[start]
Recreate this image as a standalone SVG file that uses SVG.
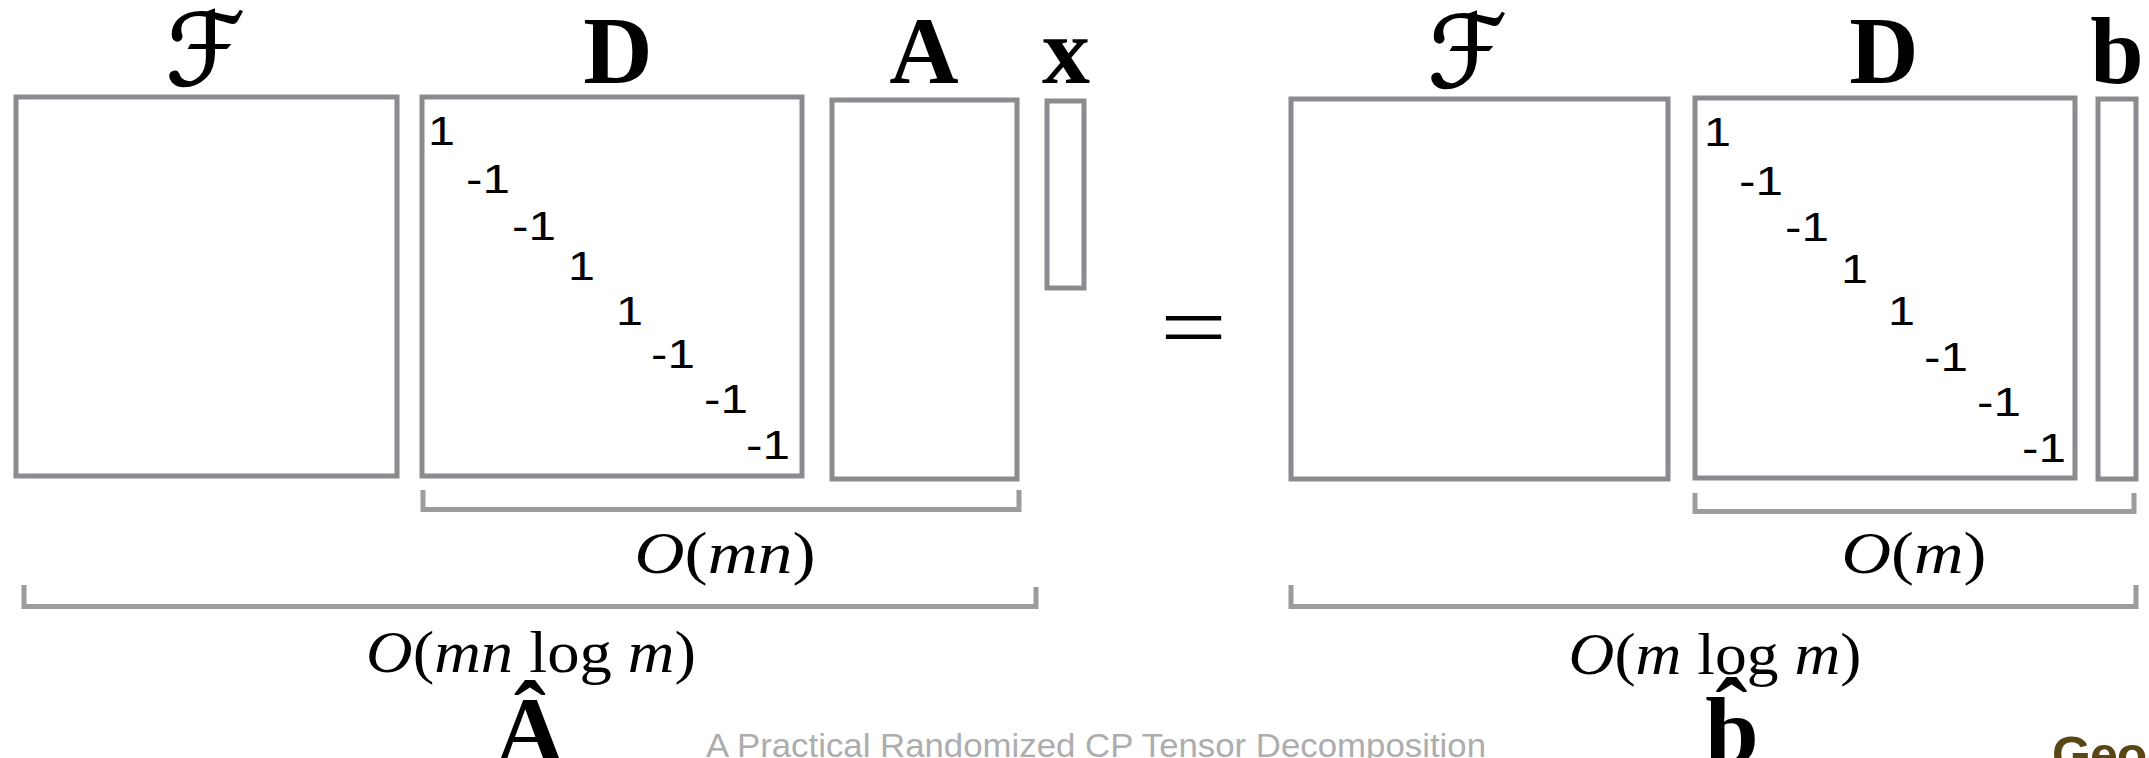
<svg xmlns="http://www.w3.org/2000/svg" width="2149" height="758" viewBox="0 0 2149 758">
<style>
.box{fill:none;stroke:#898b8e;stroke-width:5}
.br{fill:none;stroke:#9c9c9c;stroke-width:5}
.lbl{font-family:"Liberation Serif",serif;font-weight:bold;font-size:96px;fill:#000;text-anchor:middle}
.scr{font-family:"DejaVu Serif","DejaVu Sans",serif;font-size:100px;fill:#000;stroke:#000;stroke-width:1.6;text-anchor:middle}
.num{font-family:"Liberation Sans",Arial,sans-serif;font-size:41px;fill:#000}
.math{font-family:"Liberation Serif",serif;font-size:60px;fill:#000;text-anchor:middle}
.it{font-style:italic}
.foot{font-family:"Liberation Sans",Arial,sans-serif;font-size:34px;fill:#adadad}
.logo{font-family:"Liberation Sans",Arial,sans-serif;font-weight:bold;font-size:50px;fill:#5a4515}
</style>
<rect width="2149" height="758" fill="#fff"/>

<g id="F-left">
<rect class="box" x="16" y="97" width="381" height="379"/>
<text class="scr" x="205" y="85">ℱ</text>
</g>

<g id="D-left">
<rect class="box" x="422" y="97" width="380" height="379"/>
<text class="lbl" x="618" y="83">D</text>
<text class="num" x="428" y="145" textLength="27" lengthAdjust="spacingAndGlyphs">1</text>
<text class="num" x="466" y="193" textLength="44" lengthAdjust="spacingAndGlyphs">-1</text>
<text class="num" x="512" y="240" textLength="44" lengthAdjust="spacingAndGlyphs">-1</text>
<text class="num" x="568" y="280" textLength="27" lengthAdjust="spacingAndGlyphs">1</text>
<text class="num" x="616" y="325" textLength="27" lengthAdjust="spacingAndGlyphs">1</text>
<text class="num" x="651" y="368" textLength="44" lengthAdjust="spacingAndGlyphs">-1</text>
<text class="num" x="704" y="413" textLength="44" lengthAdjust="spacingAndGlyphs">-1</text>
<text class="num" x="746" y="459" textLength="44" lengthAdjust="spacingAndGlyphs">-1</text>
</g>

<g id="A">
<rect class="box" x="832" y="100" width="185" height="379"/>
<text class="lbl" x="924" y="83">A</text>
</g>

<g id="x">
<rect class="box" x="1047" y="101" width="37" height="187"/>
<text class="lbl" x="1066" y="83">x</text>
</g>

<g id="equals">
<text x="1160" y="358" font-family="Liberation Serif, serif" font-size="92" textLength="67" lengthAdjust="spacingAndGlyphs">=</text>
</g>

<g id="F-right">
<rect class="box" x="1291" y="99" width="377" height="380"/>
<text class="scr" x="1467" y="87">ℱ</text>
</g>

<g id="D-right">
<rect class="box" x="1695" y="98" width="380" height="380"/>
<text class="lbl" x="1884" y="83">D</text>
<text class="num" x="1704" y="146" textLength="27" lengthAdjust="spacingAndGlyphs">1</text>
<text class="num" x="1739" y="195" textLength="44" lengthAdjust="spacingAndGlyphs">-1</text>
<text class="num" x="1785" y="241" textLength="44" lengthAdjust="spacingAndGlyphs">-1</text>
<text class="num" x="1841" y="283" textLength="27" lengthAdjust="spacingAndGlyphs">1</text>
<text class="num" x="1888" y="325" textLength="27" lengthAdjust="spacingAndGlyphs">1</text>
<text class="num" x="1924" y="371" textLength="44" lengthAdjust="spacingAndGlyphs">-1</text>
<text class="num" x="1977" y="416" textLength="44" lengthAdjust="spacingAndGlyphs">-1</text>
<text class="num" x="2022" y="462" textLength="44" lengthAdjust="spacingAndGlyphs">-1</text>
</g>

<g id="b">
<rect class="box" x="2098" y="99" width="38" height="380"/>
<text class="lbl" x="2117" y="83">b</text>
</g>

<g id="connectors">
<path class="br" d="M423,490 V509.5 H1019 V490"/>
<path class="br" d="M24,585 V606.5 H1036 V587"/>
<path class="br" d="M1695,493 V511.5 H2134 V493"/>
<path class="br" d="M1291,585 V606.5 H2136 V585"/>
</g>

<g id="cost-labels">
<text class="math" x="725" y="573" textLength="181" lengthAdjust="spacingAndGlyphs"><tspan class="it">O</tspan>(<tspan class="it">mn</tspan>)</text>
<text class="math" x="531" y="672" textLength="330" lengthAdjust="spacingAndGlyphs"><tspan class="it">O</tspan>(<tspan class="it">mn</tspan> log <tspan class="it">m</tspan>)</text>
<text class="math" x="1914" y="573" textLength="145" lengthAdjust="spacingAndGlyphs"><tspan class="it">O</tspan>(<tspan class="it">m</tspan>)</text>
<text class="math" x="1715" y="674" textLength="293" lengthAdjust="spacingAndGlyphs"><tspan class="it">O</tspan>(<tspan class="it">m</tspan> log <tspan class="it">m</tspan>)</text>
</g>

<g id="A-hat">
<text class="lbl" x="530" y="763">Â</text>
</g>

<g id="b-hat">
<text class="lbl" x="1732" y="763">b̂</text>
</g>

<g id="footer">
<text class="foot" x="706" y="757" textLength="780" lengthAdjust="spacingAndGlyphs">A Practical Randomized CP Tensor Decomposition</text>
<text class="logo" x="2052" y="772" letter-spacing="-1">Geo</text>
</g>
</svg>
[end]
→ **TASK GOAL**
Write the material out again exactly as it appears, dropping the pictures.

→ **FULL ANSWER**
Recreate this image as a standalone SVG file that uses SVG.
<svg xmlns="http://www.w3.org/2000/svg" width="2149" height="758" viewBox="0 0 2149 758">
<style>
.box{fill:none;stroke:#898b8e;stroke-width:5}
.br{fill:none;stroke:#9c9c9c;stroke-width:5}
.lbl{font-family:"Liberation Serif",serif;font-weight:bold;font-size:96px;fill:#000;text-anchor:middle}
.scr{font-family:"DejaVu Serif","DejaVu Sans",serif;font-size:100px;fill:#000;stroke:#000;stroke-width:1.6;text-anchor:middle}
.num{font-family:"Liberation Sans",Arial,sans-serif;font-size:41px;fill:#000}
.math{font-family:"Liberation Serif",serif;font-size:60px;fill:#000;text-anchor:middle}
.it{font-style:italic}
.foot{font-family:"Liberation Sans",Arial,sans-serif;font-size:34px;fill:#adadad}
.logo{font-family:"Liberation Sans",Arial,sans-serif;font-weight:bold;font-size:50px;fill:#5a4515}
</style>
<rect width="2149" height="758" fill="#fff"/>

<g id="F-left">
<rect class="box" x="16" y="97" width="381" height="379"/>
<text class="scr" x="205" y="85">ℱ</text>
</g>

<g id="D-left">
<rect class="box" x="422" y="97" width="380" height="379"/>
<text class="lbl" x="618" y="83">D</text>
<text class="num" x="428" y="145" textLength="27" lengthAdjust="spacingAndGlyphs">1</text>
<text class="num" x="466" y="193" textLength="44" lengthAdjust="spacingAndGlyphs">-1</text>
<text class="num" x="512" y="240" textLength="44" lengthAdjust="spacingAndGlyphs">-1</text>
<text class="num" x="568" y="280" textLength="27" lengthAdjust="spacingAndGlyphs">1</text>
<text class="num" x="616" y="325" textLength="27" lengthAdjust="spacingAndGlyphs">1</text>
<text class="num" x="651" y="368" textLength="44" lengthAdjust="spacingAndGlyphs">-1</text>
<text class="num" x="704" y="413" textLength="44" lengthAdjust="spacingAndGlyphs">-1</text>
<text class="num" x="746" y="459" textLength="44" lengthAdjust="spacingAndGlyphs">-1</text>
</g>

<g id="A">
<rect class="box" x="832" y="100" width="185" height="379"/>
<text class="lbl" x="924" y="83">A</text>
</g>

<g id="x">
<rect class="box" x="1047" y="101" width="37" height="187"/>
<text class="lbl" x="1066" y="83">x</text>
</g>

<g id="equals">
<text x="1160" y="358" font-family="Liberation Serif, serif" font-size="92" textLength="67" lengthAdjust="spacingAndGlyphs">=</text>
</g>

<g id="F-right">
<rect class="box" x="1291" y="99" width="377" height="380"/>
<text class="scr" x="1467" y="87">ℱ</text>
</g>

<g id="D-right">
<rect class="box" x="1695" y="98" width="380" height="380"/>
<text class="lbl" x="1884" y="83">D</text>
<text class="num" x="1704" y="146" textLength="27" lengthAdjust="spacingAndGlyphs">1</text>
<text class="num" x="1739" y="195" textLength="44" lengthAdjust="spacingAndGlyphs">-1</text>
<text class="num" x="1785" y="241" textLength="44" lengthAdjust="spacingAndGlyphs">-1</text>
<text class="num" x="1841" y="283" textLength="27" lengthAdjust="spacingAndGlyphs">1</text>
<text class="num" x="1888" y="325" textLength="27" lengthAdjust="spacingAndGlyphs">1</text>
<text class="num" x="1924" y="371" textLength="44" lengthAdjust="spacingAndGlyphs">-1</text>
<text class="num" x="1977" y="416" textLength="44" lengthAdjust="spacingAndGlyphs">-1</text>
<text class="num" x="2022" y="462" textLength="44" lengthAdjust="spacingAndGlyphs">-1</text>
</g>

<g id="b">
<rect class="box" x="2098" y="99" width="38" height="380"/>
<text class="lbl" x="2117" y="83">b</text>
</g>

<g id="connectors">
<path class="br" d="M423,490 V509.5 H1019 V490"/>
<path class="br" d="M24,585 V606.5 H1036 V587"/>
<path class="br" d="M1695,493 V511.5 H2134 V493"/>
<path class="br" d="M1291,585 V606.5 H2136 V585"/>
</g>

<g id="cost-labels">
<text class="math" x="725" y="573" textLength="181" lengthAdjust="spacingAndGlyphs"><tspan class="it">O</tspan>(<tspan class="it">mn</tspan>)</text>
<text class="math" x="531" y="672" textLength="330" lengthAdjust="spacingAndGlyphs"><tspan class="it">O</tspan>(<tspan class="it">mn</tspan> log <tspan class="it">m</tspan>)</text>
<text class="math" x="1914" y="573" textLength="145" lengthAdjust="spacingAndGlyphs"><tspan class="it">O</tspan>(<tspan class="it">m</tspan>)</text>
<text class="math" x="1715" y="674" textLength="293" lengthAdjust="spacingAndGlyphs"><tspan class="it">O</tspan>(<tspan class="it">m</tspan> log <tspan class="it">m</tspan>)</text>
</g>

<g id="A-hat">
<text class="lbl" x="530" y="763">Â</text>
</g>

<g id="b-hat">
<text class="lbl" x="1732" y="763">b̂</text>
</g>

<g id="footer">
<text class="foot" x="706" y="757" textLength="780" lengthAdjust="spacingAndGlyphs">A Practical Randomized CP Tensor Decomposition</text>
<text class="logo" x="2052" y="772" letter-spacing="-1">Geo</text>
</g>
</svg>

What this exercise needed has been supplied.